In this webinar hosted by the OSA Integrated Photonics Technical Group, Edo Waks from the University of Maryland will discuss the challenges and opportunities in this emerging field. Waks will describe the individual components of quantum integrated photonic devices, which include quantum light sources, complex photonic circuits, low photon-number nonlinearities, and quantum memories. Waks will present various hybrid fabrication strategies that enable integration of all of these components on a compact chip, providing a potential path towards scalable systems.
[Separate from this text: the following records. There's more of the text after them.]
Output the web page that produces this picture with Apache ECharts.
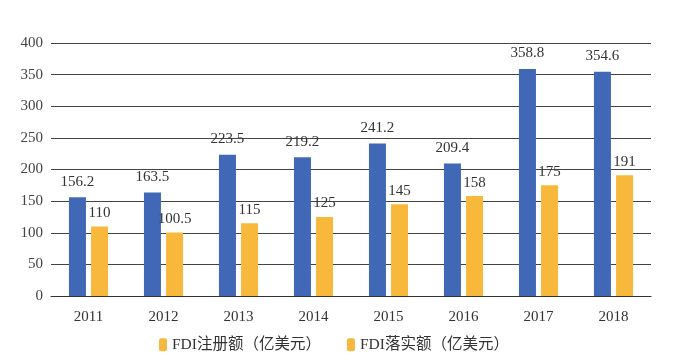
<!DOCTYPE html>
<html><head><meta charset="utf-8">
<script src="https://cdn.jsdelivr.net/npm/echarts@6/dist/echarts.min.js"></script>
<style>html,body{margin:0;padding:0;background:#fff}#c{width:675px;height:362px}</style>
</head><body><div id="c"></div>
<script>
const years = ['2011','2012','2013','2014','2015','2016','2017','2018'];
const registered = [156.2,163.5,223.5,219.2,241.2,209.4,358.8,354.6];
const implemented = [110,100.5,115,125,145,158,175,191];
const seriesNames = ['FDI注册额（亿美元）','FDI落实额（亿美元）'];
const FONT = '"Liberation Serif","DejaVu Serif","Noto Sans CJK SC",serif';
const chart = echarts.init(document.getElementById('c'));
chart.setOption({
  animation:false,
  textStyle:{fontFamily:FONT},
  grid:{left:51,right:24,top:43,height:253,containLabel:false},
  legend:{
    top:332,left:154,itemWidth:8,itemHeight:13,itemGap:26,
    textStyle:{fontFamily:FONT,fontSize:15.5,color:'#333'},
    data:[{name:seriesNames[0],itemStyle:{color:'#F6B83E'}},{name:seriesNames[1],itemStyle:{color:'#F6B83E'}}]
  },
  xAxis:{type:'category',data:years,
    axisLine:{lineStyle:{color:'#333',width:1.2}},axisTick:{show:false},
    axisLabel:{color:'#333',fontSize:15,fontFamily:FONT,margin:14}},
  yAxis:{type:'value',min:0,max:400,interval:50,
    axisLine:{show:false},axisTick:{show:false},
    axisLabel:{color:'#444',fontSize:15,fontFamily:FONT,margin:8},
    splitLine:{lineStyle:{color:'#444',width:1.2}}},
  series:[
    {name:seriesNames[0],type:'bar',data:registered,barWidth:17,barGap:'30%',
     itemStyle:{color:'#4168B6'},
     label:{show:true,position:'top',color:'#333',fontSize:15,fontFamily:FONT,distance:8}},
    {name:seriesNames[1],type:'bar',data:implemented,barWidth:17,
     itemStyle:{color:'#F8B83C'},
     label:{show:true,position:'top',color:'#333',fontSize:15,fontFamily:FONT,distance:6}}
  ]
});
</script></body></html>
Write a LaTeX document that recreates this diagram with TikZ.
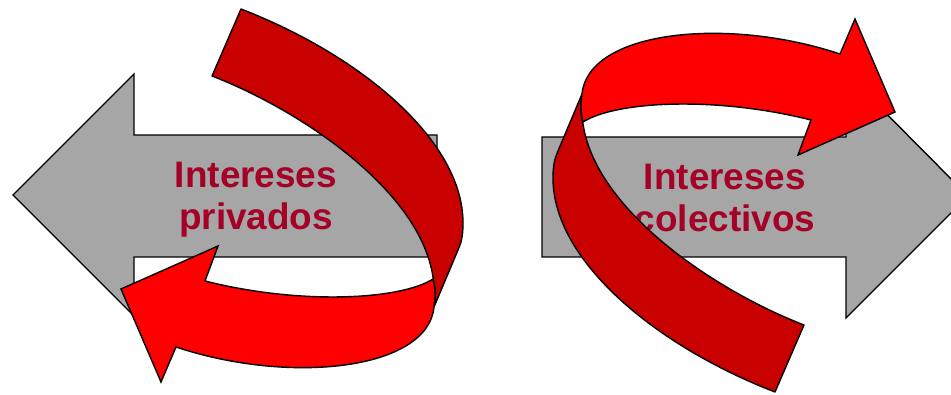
\documentclass[tikz,border=0pt]{standalone}
\usepackage{fontspec}
\setmainfont{Liberation Sans}
\usepackage{tikz}
\definecolor{arrowgray}{RGB}{166,166,166}
\definecolor{darkred}{RGB}{200,0,0}
\definecolor{brightred}{RGB}{255,0,0}
\definecolor{textred}{RGB}{165,0,38}
\newcommand{\redribbon}{%
  \draw[backband] (241,9) .. controls (360,55) and (463,140) .. (463,223)
    .. controls (463,237) and (461,243) .. (458,250) -- (434,307)
    .. controls (435,300) and (436,290) .. (433,277)
    .. controls (420,190) and (300,110) .. (212,76) -- cycle;
  \draw[frontband] (433,279) .. controls (436,290) and (435,300) .. (434,307)
    .. controls (428,370) and (290,385) .. (176,347)
    -- (161,382) -- (121,289) -- (218,246) -- (205,281)
    .. controls (300,305) and (400,300) .. (433,279) -- cycle;
}

\begin{document}
\begin{tikzpicture}[
    x=0.02cm, y=-0.02cm,
    line width=0.8pt,
    grayarrow/.style={draw=black, fill=arrowgray},
    backband/.style={draw=black, fill=darkred, line join=round},
    frontband/.style={draw=black, fill=brightred},
    interes/.style={text=textred, align=center, anchor=base,
      font=\fontsize{21}{24}\selectfont\bfseries},
    ]
    \useasboundingbox (0,0) rectangle (951,395);
    \clip (0,0) rectangle (951,395);
    \draw[grayarrow] (13,195) -- (134,74) -- (134,135) -- (437,135)
      -- (437,257) -- (134,257) -- (134,316) -- cycle;
    \draw[grayarrow] (968,196) -- (846,73) -- (846,137) -- (542,137)
      -- (542,257) -- (846,257) -- (846,318) -- cycle;
    \node[interes] (privados) at (256,230) {Intereses\\privados};
    \node[interes] (colectivos) at (725,232) {Intereses\\colectivos};
    \redribbon
    \begin{scope}[rotate around={180:(508,200.5)}]
      \redribbon
    \end{scope}
  \end{tikzpicture}
\end{document}
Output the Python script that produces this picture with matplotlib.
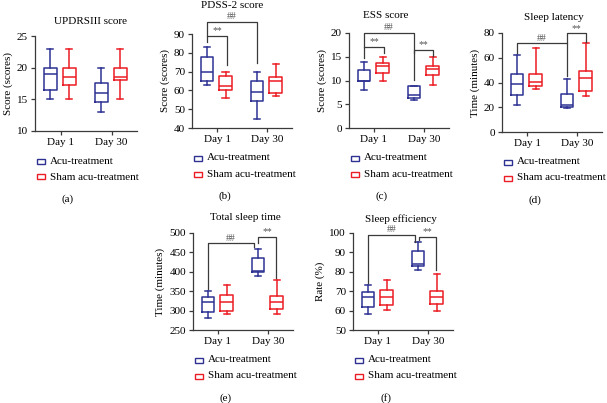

Finally, the webinar will conclude by describing various opportunities to leverage this emerging technology in a broad range of applications including quantum networking, simulation of computationally intractable quantum dynamics, scalable quantum computing, and quantum metrology.

What You Will Learn:

  • An overview of integrated quantum photonics, which is a rapidly emerging topic and
  • Recent developments in the field and experiment work on the subject

Who Should Attend:

  • Material will be appropriate for various levels of expertise

 

About the Presenter: Edo Waks, University of Maryland, College Park

Edo Waks is a professor in the Department of Electrical and Computer Engineering at the University of Maryland, College Park. He is also a member of the Joint Quantum Institute (JQI), a collaborative effort between the University of Maryland and NIST, Gaithersburg, dedicated to the study of quantum coherence. Waks received his B.S. and M.S. from Johns Hopkins University, and his Ph.D. from Stanford University. He is a recipient of a Presidential Early Career Award for Scientists and Engineers (PECASE), an NSF CAREER award, and ARO Young Investigator Award, and is a fellow of the Optical Society (OSA) and the American Physical Society (APS). His current work focuses coherent control and manipulation semiconductor quantum dots, and their interactions with photonic crystal devices for creating strong atom-photon interactions.